OutCenTR: A novel semi-supervised framework for predicting exploits of vulnerabilities in high-dimensional datasets
This work addresses the critical task for system administrators of prioritizing vulnerabilities to patch, though it appears incremental as it enhances existing outlier detection methods.
The paper tackles the problem of predicting which vulnerabilities are likely to be exploited in high-dimensional datasets like the National Vulnerability Database, using a novel semi-supervised framework called OutCenTR that improves outlier detection, resulting in an average 5-fold improvement in F1 score compared to state-of-the-art techniques.

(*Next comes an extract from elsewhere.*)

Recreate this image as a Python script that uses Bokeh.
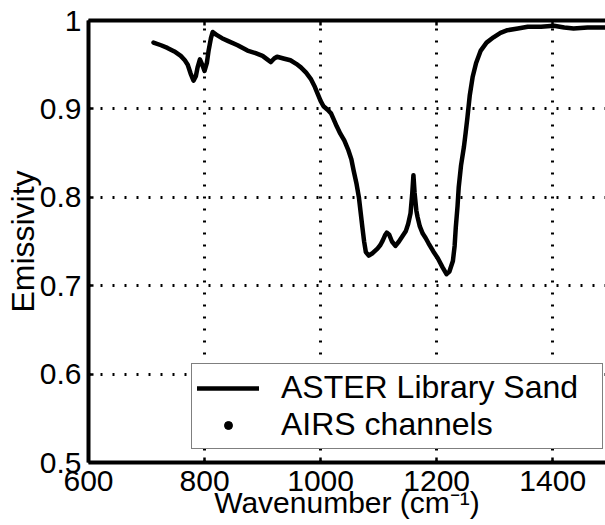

An ever-growing number of vulnerabilities are reported every day. Yet these vulnerabilities are not all the same; Some are more targeted than others. Correctly estimating the likelihood of a vulnerability being exploited is a critical task for system administrators. This aids the system administrators in prioritizing and patching the right vulnerabilities. Our work makes use of outlier detection techniques to predict vulnerabilities that are likely to be exploited in highly imbalanced and high-dimensional datasets such as the National Vulnerability Database. We propose a dimensionality reduction technique, OutCenTR, that enhances the baseline outlier detection models. We further demonstrate the effectiveness and efficiency of OutCenTR empirically with 4 benchmark and 12 synthetic datasets. The results of our experiments show on average a 5-fold improvement of F1 score in comparison with state-of-the-art dimensionality reduction techniques such as PCA and GRP.